The core gameplay consists of receiving a mission that gives you an objective and some opponents and sets you loose in the city. Each mission is more like a miniature Warsong Gulch match than a warcraft-style "quest" - though sometimes you will be Fed Ex-ing an item from one place to another - sometimes in an actual delivery truck, even. Nonetheless, such quest-like mechanics end up bearing more resemblance to capture-the-flag than deliver-the-parcel.
If you can accept the analogy: APB is like Halo or Call of Duty if you got to hang out in the map between matches instead of going to a "find a match" menu. Except it plays exactly like Grand Theft Auto, with very basic first-person shooting and challenging and sometimes wonky driving.
Any reports you've heard that the shooting or driving is "bad" are greatly exaggerated. They certainly are simplistic, but that's not necessarily a bad thing. The shooting is serviceable, and the driving is actually quite good if you spend enough time with it to realize that not every car handles like crap, and you have access to nice cars from the beginning if you simply steal/commandeer them when you see one nearby. The game actually gives you a nice little voiced video tutorial explaining how to use the handbrake, which is the key to driving in APB. Once you master the handbrake, driving gets a lot more fun. I think I can safely liken most harsh criticism of the driving to hating on Mario Kart before you learn to power slide. Just because you sucked at it doesn't make it bad.
That said, the shooting and driving aren't extraordinary or groundbreaking either, and they make up the entirety of the gameplay.
So don't play APB if you are looking for an MMO, and don't play APB if you are looking for a top-tier shooting experience. Do play APB if you like GTA and arcadey third-person shooting and driving, and the ocassional bit of utter chaos. Especially do play APB if you like customization and have an artistic side.

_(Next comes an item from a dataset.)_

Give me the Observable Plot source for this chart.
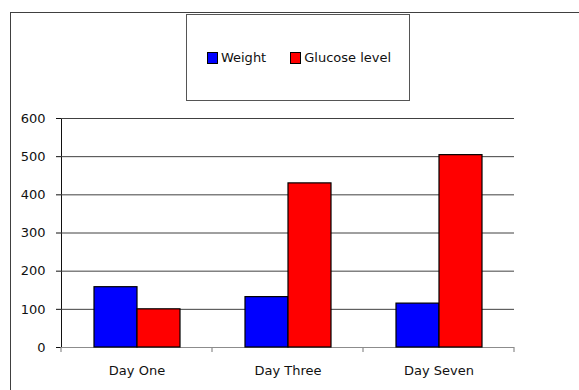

One of the best selling points in the game is the nearly unlimited avatar customization. It starts with the body, offering advanced sliders for everything from weight to eye tilt to ear size to body hair. Then, you can get new pieces of clothing and accessories and customize them heavily for color and texture, and even add symbols and art to them. You can use an in-game photoshop-like system to create your own symbols and art and use them as tatoos, as part of clothes, or even as car decals. You can compose your own music, repaint your car, and make your own art. Then you can sell it to other people who are less artistically-inclined.
At least, that's the idea. We'll have to wait and see how the customization market develops as the game matures. In beta, everyone is low level, picking from the same small set of options and itching to get into gunfights. There is no telling where it will go, but the tools are there. They are far from perfect and in some ways hard to use (especially when trying to place a piece of art at a certain angle), but they are there.
What appeals to me personally about the game is the opportunity to express myself artistically through my avatar, and play some fast-paced arcade-y driving and shooting. Unfortunately, the game already feels a bit repetitive only a few hours in; I find myself doing the same type of mission over and over. That's not necessarily a bad thing, as the missions are fun. It's just like how I might queue up for Arathi Basin 4 times in a row or play TF2 on the same 3 maps for hours. But APB, while deriving a lot of its fun from its simplicity, just isn't deep enough to compete with those games for long-term interest. It hurts APB greatly that there are no character classes, so everyone plays the same and even starts with the same gun. I have enjoyed playing APB at stretches of a few hours at a time, but I always eventually get bored and decide to log out. This is in stark contrast to games like Mass Effect 2, WoW, or League of Legends, where I sometimes I have to tear myself away from the desire to play many hours into a session and way after my bedtime.
It's also a shame for Realtime Worlds that better games are on ridiculously-cheap sale on Steam the same week that their game releases at full price.